I have my dear General thus freely written from the fullest conviction of duty and in perfect confidence in your Excellency I feel my self exceedingly interested to see such a government as we want and need established without loss of time—I have many motives to wish it besides my regard, for the general good—I hope yet to live and enjoy the blessings of it—I have a large rising family who may share the fate of those about them, if things go well they may be happy if other wise they must partake in the common misery. I wish to see a government in existance and properly administred that I may not suffer the sad mortification which would take place if after all the toils dangers and sufferings of a long and distressing war prosecuted for the purpose of warding off an impending blow and of establishing our country in those rights to which they were justly entitled the people should from any conduct of theirs lose those blessings which to secure was the sole end of the important struggle. I have the honour of being my dear General with the most perfect esteem Your Excellencys most affectionate humble servant

B. Lincoln

ALS, DLC:GW; ADfS, MHi: Lincoln Papers.

After serving as a major-general during the American Revolution, Benjamin Lincoln (1733–1810) returned to his Hingham farm and engaged in extensive and ruinous speculations in Maine lands. In 1787 he commanded the Massachusetts troops raised to put down Shays’ Rebellion. He was a federalist member of the Massachusetts Ratifying Convention in 1788 and served briefly as lieutenant governor of the state. GW appointed Lincoln collector of the customs at Boston in August 1789, and the same year he sent him as one of three commissioners to negotiate with the Creek Indians on the United States’ southern frontier.

1Lincoln is presumably referring to GW’s letter of 28 rather than 23 Aug. 1788, in which GW suggested that “attempts will be made to procure the election of a number of antifœderal characters to the first Congress, in order to embarrass the Wheels of government and produce premature alterations in the Constitution. . . . it will be advisable, I should think, for the fœderalists to be on their guard so far as not to suffer any secret machinations to prevail, without taking measures to frustrate them. . . . I wish I may be mistaken in imagining, that there are persons, who upon finding they could not carry their point by an open attack against the Constitution, have some sinister designs to be silently effected if possible.”

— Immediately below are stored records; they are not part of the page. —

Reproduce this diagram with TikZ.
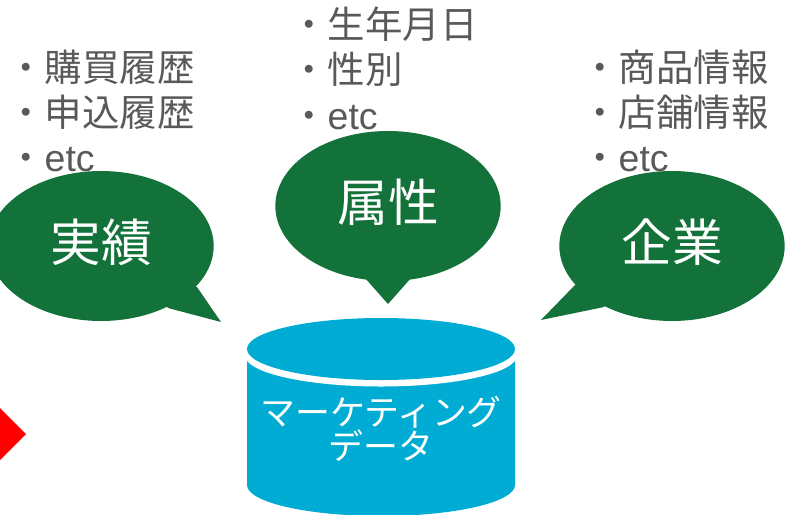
\documentclass[tikz,border=0pt]{standalone}
\usepackage{fontspec}
\setmainfont{Liberation Sans}
\newfontfamily\jpf{Noto Sans CJK JP}[Scale=1]
\usetikzlibrary{shapes.geometric}
\definecolor{bubblegreen}{HTML}{127239}
\definecolor{cylblue}{HTML}{00ACD3}
\definecolor{listgray}{HTML}{595959}
\newcommand{\jp}[1]{{\jpf #1}}
\tikzset{
  bubble/.style={ellipse,fill=bubblegreen,text=white,inner sep=0pt,minimum width=169pt,minimum height=112.5pt,text height=34pt,text depth=11.2pt,font=\fontsize{38pt}{40pt}\selectfont\jpf},
  bubbletail/.style={fill=bubblegreen},
  listing/.style={anchor=north west,inner sep=0pt,text=listgray,align=left,font=\fontsize{28.1pt}{34pt}\selectfont},
  cyltext/.style={text=white,inner sep=0pt,align=center,font=\fontsize{26.2pt}{25.6pt}\selectfont\jpf}
}
\begin{document}
\begin{tikzpicture}[x=0.75pt,y=-0.75pt]
\useasboundingbox (0,0) rectangle (787,514);
\clip (0,0) rectangle (787,514);
% red marker
\fill[red] (-30,378) -- (26,434) -- (-30,490) -- cycle;
% lists
\node[listing] (listA) at (7,49.5) {\jp{・購買履歴}\\\jp{・申込履歴}\\\jp{・}etc};
\node[listing] (listB) at (290,6.5) {\jp{・生年月日}\\\jp{・性別}\\\jp{・}etc};
\node[listing] (listC) at (581,49.5) {\jp{・商品情報}\\\jp{・店舗情報}\\\jp{・}etc};
% bubbles
\coordinate (tipA) at (221,322);
\coordinate (tipB) at (388,304);
\coordinate (tipC) at (541,320);
\fill[bubbletail] (197,287) -- (tipA) -- (168,308) -- (150,280) -- cycle;
\fill[bubbletail] (365,278) -- (tipB) -- (411,278) -- (388,260) -- cycle;
\fill[bubbletail] (575,285) -- (tipC) -- (604,307) -- (622,280) -- cycle;
\node[bubble] (jisseki) at (101,246) {実績};
\node[bubble] (zokusei) at (388,206) {属性};
\node[bubble] (kigyo) at (672,246) {企業};
% cylinder
\fill[cylblue] (247,355) -- (247,485) arc[start angle=180,end angle=0,x radius=134,y radius=31] -- (515,355) -- cycle;
\fill[white] (381,355.5) ellipse[x radius=136,y radius=31];
\fill[cylblue] (381,349) ellipse[x radius=134,y radius=31];
\node[cyltext] (cyl) at (381,428.5) {マーケティング\\データ};
\end{tikzpicture}
\end{document}
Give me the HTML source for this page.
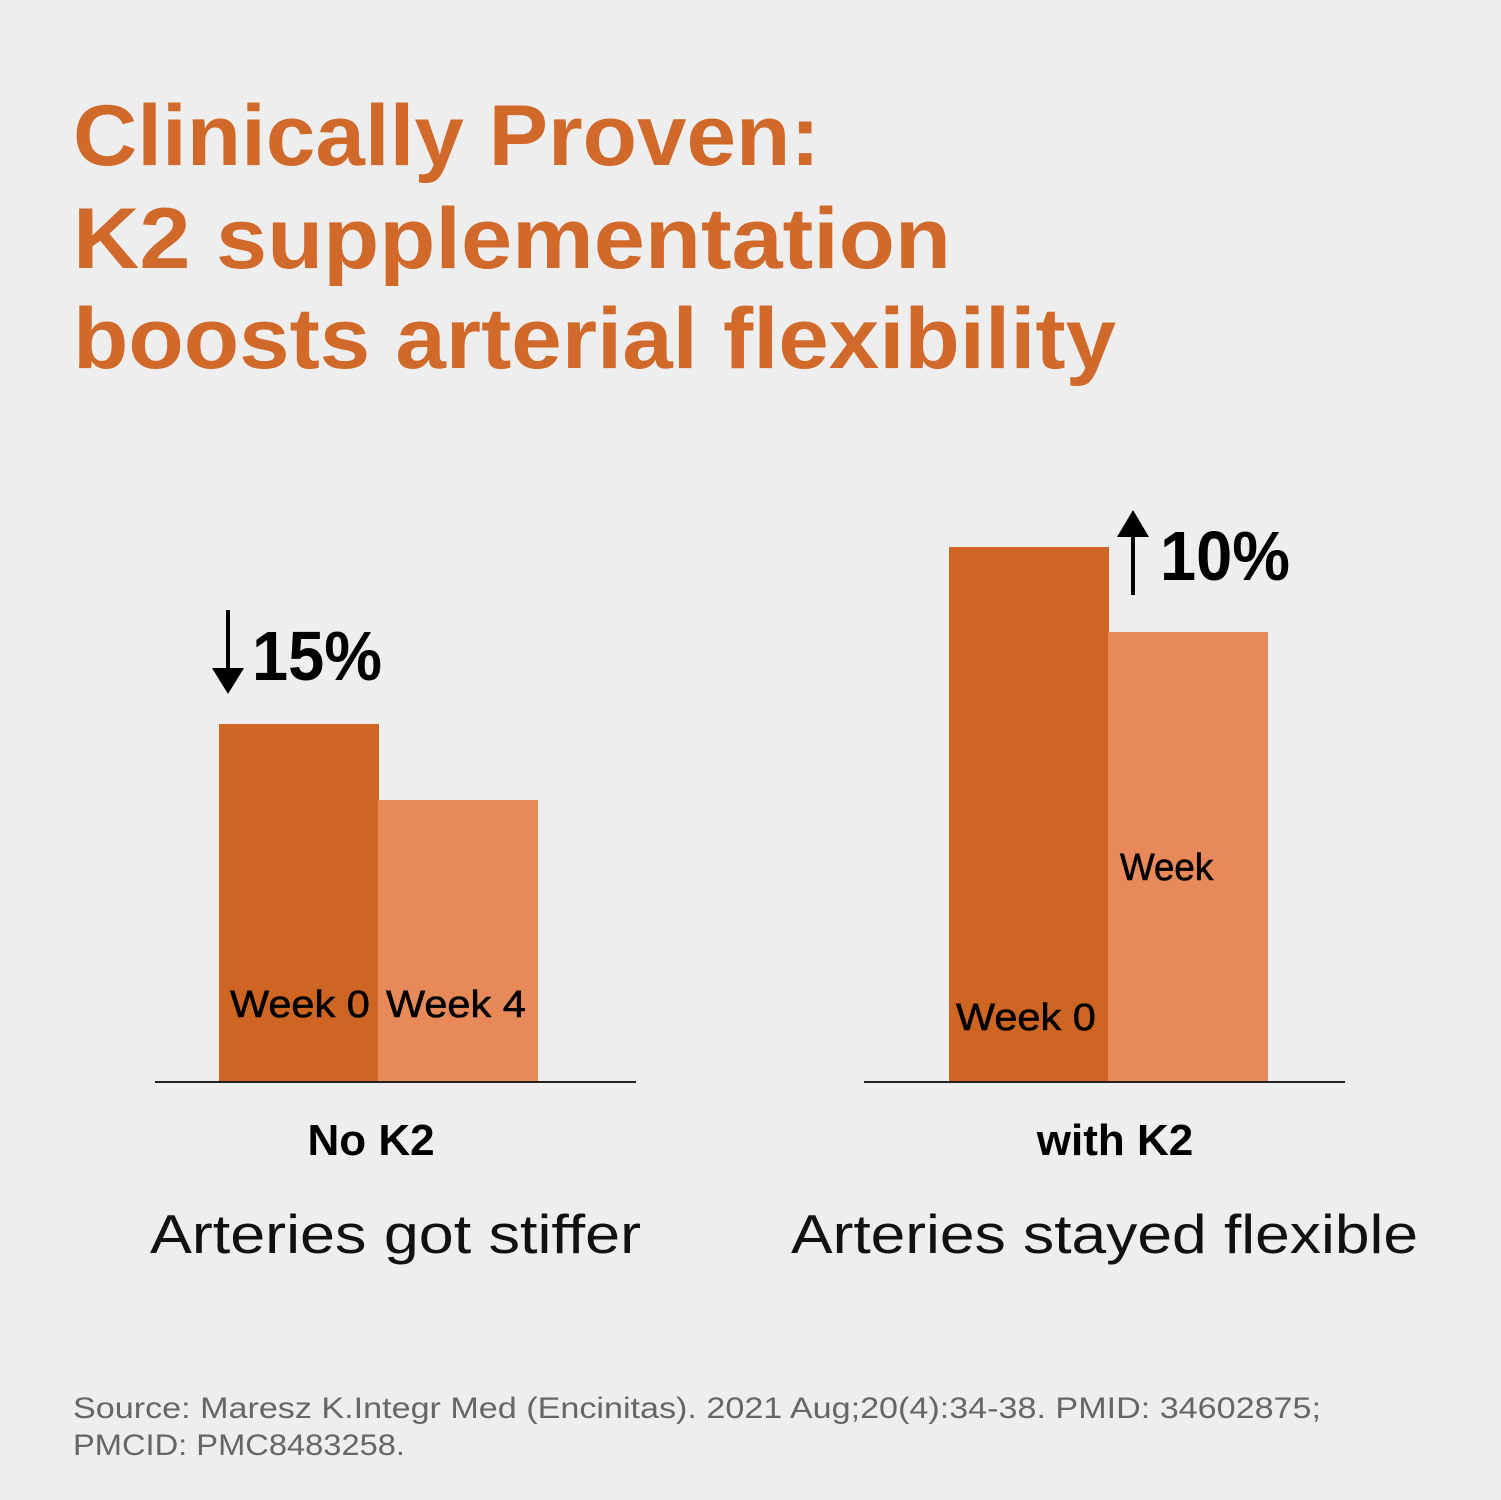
<!DOCTYPE html>
<html><head><meta charset="utf-8"><style>
html,body{margin:0;padding:0;background:#eeeeee;}
svg{display:block;font-family:"Liberation Sans",sans-serif;}
</style></head><body>
<svg id="chart" width="1501" height="1500" viewBox="0 0 1501 1500" xmlns="http://www.w3.org/2000/svg">
<rect width="1501" height="1500" fill="#eeeeee"/>
<g fill="#d0692a" font-weight="bold" font-size="86">
<text x="73" y="165" textLength="747" lengthAdjust="spacingAndGlyphs">Clinically Proven:</text>
<text x="73" y="268" textLength="878" lengthAdjust="spacingAndGlyphs">K2 supplementation</text>
<text x="73" y="368" textLength="1043" lengthAdjust="spacingAndGlyphs">boosts arterial flexibility</text>
</g>
<g id="bars"></g>
<g>
<line x1="155" y1="1082" x2="636" y2="1082" stroke="#222" stroke-width="2"/>
<line x1="864" y1="1082" x2="1345" y2="1082" stroke="#222" stroke-width="2"/>
</g>
<g fill="#000" font-weight="bold" font-size="44" text-anchor="middle">
<text x="371" y="1155">No K2</text>
<text x="1115" y="1155">with K2</text>
</g>
<g fill="#111" font-size="55">
<text x="150" y="1253" textLength="491" lengthAdjust="spacingAndGlyphs">Arteries got stiffer</text>
<text x="791" y="1253" textLength="627" lengthAdjust="spacingAndGlyphs">Arteries stayed flexible</text>
</g>
<g>
<line x1="228" y1="610" x2="228" y2="680" stroke="#000" stroke-width="4"/>
<polygon points="212,668 244,668 228,694" fill="#000"/>
<text x="252" y="680" font-size="70" font-weight="bold" textLength="130" lengthAdjust="spacingAndGlyphs">15%</text>
</g>
<g>
<line x1="1133" y1="525" x2="1133" y2="595" stroke="#000" stroke-width="4"/>
<polygon points="1117,537 1149,537 1133,510" fill="#000"/>
<text x="1160" y="580" font-size="70" font-weight="bold" textLength="130" lengthAdjust="spacingAndGlyphs">10%</text>
</g>
<g fill="#666" font-size="30">
<text x="73" y="1418" textLength="1248" lengthAdjust="spacingAndGlyphs">Source: Maresz K.Integr Med (Encinitas). 2021 Aug;20(4):34-38. PMID: 34602875;</text>
<text x="73" y="1455" textLength="332" lengthAdjust="spacingAndGlyphs">PMCID: PMC8483258.</text>
</g>
</svg>
<script>
const groups = ["No K2", "with K2"];
const week0 = [358, 535];
const week4 = [282, 450];
const barLabels0 = ["Week 0", "Week 0"];
const barLabels4 = ["Week 4", "Week"];

const NS = "http://www.w3.org/2000/svg";
const baseY = 1082;
const groupX = [219, 949];
const barW = 160;
function y(v){ return baseY - v; }
const g = document.getElementById('bars');
groups.forEach(function(name, i){
  [[week0[i], "#cf6522", barLabels0[i], 0], [week4[i], "#e8895a", barLabels4[i], 1]].forEach(function(b){
    const r = document.createElementNS(NS, 'rect');
    const x = groupX[i] + b[3] * (barW - 1);
    r.setAttribute('x', x);
    r.setAttribute('y', y(b[0]));
    r.setAttribute('width', barW);
    r.setAttribute('height', b[0]);
    r.setAttribute('fill', b[1]);
    
    
    g.appendChild(r);
    const t = document.createElementNS(NS, 'text');
    let ty, tx;
    if (i === 0) { ty = 1017; tx = x + (b[3] === 0 ? 11 : 8); }
    else { ty = b[3] === 0 ? 1030 : 880; tx = x + (b[3] === 0 ? 7 : 12); }
    t.setAttribute('x', tx);
    t.setAttribute('y', ty);
    t.setAttribute('font-size', '38');
    t.setAttribute('fill', '#000');
    t.setAttribute('stroke', '#000');
    t.setAttribute('stroke-width', '0.6');
    t.setAttribute('textLength', b[2].length * 23.3);
    t.setAttribute('lengthAdjust', 'spacingAndGlyphs');
    t.textContent = b[2];
    
    
    g.appendChild(t);
  });
});
</script>
</body></html>
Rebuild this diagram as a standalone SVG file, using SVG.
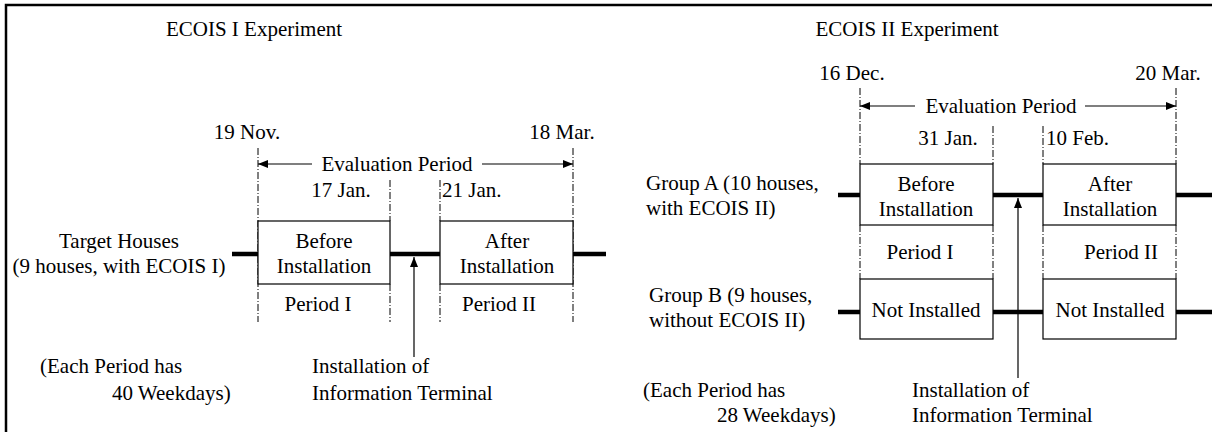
<svg xmlns="http://www.w3.org/2000/svg" width="1212" height="432" viewBox="0 0 1212 432">
<defs>
<marker id="ah" viewBox="0 0 10 10" refX="10" refY="5" markerWidth="10" markerHeight="10" markerUnits="userSpaceOnUse" orient="auto">
<path d="M0,1 L10,5 L0,9 Z" fill="#000"/>
</marker>
<style>
text{font-family:"Liberation Serif","Times New Roman",serif;font-size:21px;fill:#000}
.c{text-anchor:middle}
.box{fill:#fff;stroke:#000;stroke-width:1.2}
.tl{stroke:#000;stroke-width:4.5;fill:none}
.dd{stroke:#000;stroke-width:1;stroke-dasharray:7 2 1 2;fill:none}
.ar{stroke:#000;stroke-width:1.2;fill:none;marker-end:url(#ah)}
.fr{stroke:#000;stroke-width:2.5;fill:none}
</style>
</defs>
<rect width="1212" height="432" fill="#fff"/>
<g id="frame">
<path class="fr" d="M6,432 V5 H1212"/>
</g>
<g id="titles">
<text class="c" x="254" y="36">ECOIS I Experiment</text>
<text class="c" x="907" y="36">ECOIS II Experiment</text>
</g>
<g id="connectors">
<path class="dd" d="M258,148 V322 M573,148 V322 M390,180 V221 M440,180 V221 M390,284 V322 M440,284 V322"/>
<path class="ar" d="M312,164 H258"/>
<path class="ar" d="M482,164 H573"/>
<path class="tl" d="M232,254 H258 M390,254 H440 M573,254 H606"/>
<path class="ar" d="M414,357 V257"/>
<path class="dd" d="M860,88 V164 M1176,88 V164 M993,126 V164 M1043,126 V164 M860,225 V279 M1176,225 V279 M993,225 V279 M1043,225 V279"/>
<path class="ar" d="M915,106 H860"/>
<path class="ar" d="M1085,106 H1176"/>
<path class="tl" d="M838,195 H860 M993,195 H1043 M1176,195 H1212"/>
<path class="tl" d="M838,312 H860 M993,312 H1043 M1176,312 H1212"/>
<path class="ar" d="M1018,378 V198"/>
</g>
<g id="left-labels">
<text class="c" x="247" y="139">19 Nov.</text>
<text class="c" x="562" y="139">18 Mar.</text>
<text class="c" x="397" y="171">Evaluation Period</text>
<text class="c" x="341" y="197">17 Jan.</text>
<text x="442" y="197">21 Jan.</text>
<text class="c" x="119" y="248">Target Houses</text>
<text class="c" x="119" y="273">(9 houses, with ECOIS I)</text>
<text class="c" x="318" y="311">Period I</text>
<text class="c" x="499" y="311">Period II</text>
<text x="40" y="373">(Each Period has</text>
<text x="112" y="400">40 Weekdays)</text>
<text x="312" y="373">Installation of</text>
<text x="312" y="400">Information Terminal</text>
</g>
<g id="box-before-1">
<rect class="box" x="258" y="221" width="132" height="63"/>
<text class="c" x="324" y="248">Before</text>
<text class="c" x="324" y="273">Installation</text>
</g>
<g id="box-after-1">
<rect class="box" x="440" y="221" width="133" height="63"/>
<text class="c" x="507" y="248">After</text>
<text class="c" x="507" y="273">Installation</text>
</g>
<g id="right-labels">
<text class="c" x="852" y="80">16 Dec.</text>
<text class="c" x="1168" y="80">20 Mar.</text>
<text class="c" x="1001" y="113">Evaluation Period</text>
<text class="c" x="948" y="145">31 Jan.</text>
<text x="1046" y="145">10 Feb.</text>
<text x="646" y="190">Group A (10 houses,</text>
<text x="646" y="215">with ECOIS II)</text>
<text class="c" x="920" y="259">Period I</text>
<text class="c" x="1121" y="259">Period II</text>
<text x="649" y="302">Group B (9 houses,</text>
<text x="649" y="327">without ECOIS II)</text>
<text x="643" y="397">(Each Period has</text>
<text x="717" y="422">28 Weekdays)</text>
<text x="912" y="397">Installation of</text>
<text x="912" y="422">Information Terminal</text>
</g>
<g id="box-before-2">
<rect class="box" x="860" y="164" width="133" height="61"/>
<text class="c" x="926" y="191">Before</text>
<text class="c" x="926" y="216">Installation</text>
</g>
<g id="box-after-2">
<rect class="box" x="1043" y="164" width="133" height="61"/>
<text class="c" x="1110" y="191">After</text>
<text class="c" x="1110" y="216">Installation</text>
</g>
<g id="box-notinst-1">
<rect class="box" x="860" y="279" width="133" height="60"/>
<text class="c" x="926" y="317">Not Installed</text>
</g>
<g id="box-notinst-2">
<rect class="box" x="1043" y="279" width="133" height="60"/>
<text class="c" x="1110" y="317">Not Installed</text>
</g>
</svg>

2John Hancock (1737–1793) had been elected governor of Massachusetts in every year since 1780 except 1785 and 1786. In 1788 he was president of the Massachusetts Ratifying Convention and was frequently considered a vice-presidential candidate (see, for examples, Massachusetts Centinel [Boston], 2 Aug. 1788, and Jensen and DenBoer, First Federal Elections description begins Merrill Jensen and Gordon DenBoer et al., eds. The Documentary History of the First Federal Elections, 1788–1790. 4 vols. Madison, Wis., 1976–89. description ends , 1:258, 383, 472, 530). “But it is said,” Christopher Gore wrote to Rufus King on 30 Aug. 1788, “the Govr. aims at the Presidency & disdains a second seat” (King, Life and Correspondence of Rufus King, description begins Charles R. King, ed. The Life and Correspondence of Rufus King. 6 vols. New York, 1894–1900. description ends 1:343). Hancock suffered severely from gout, although some critics suspected it to be on occasion a strategic ailment to extricate the governor from untenable situations.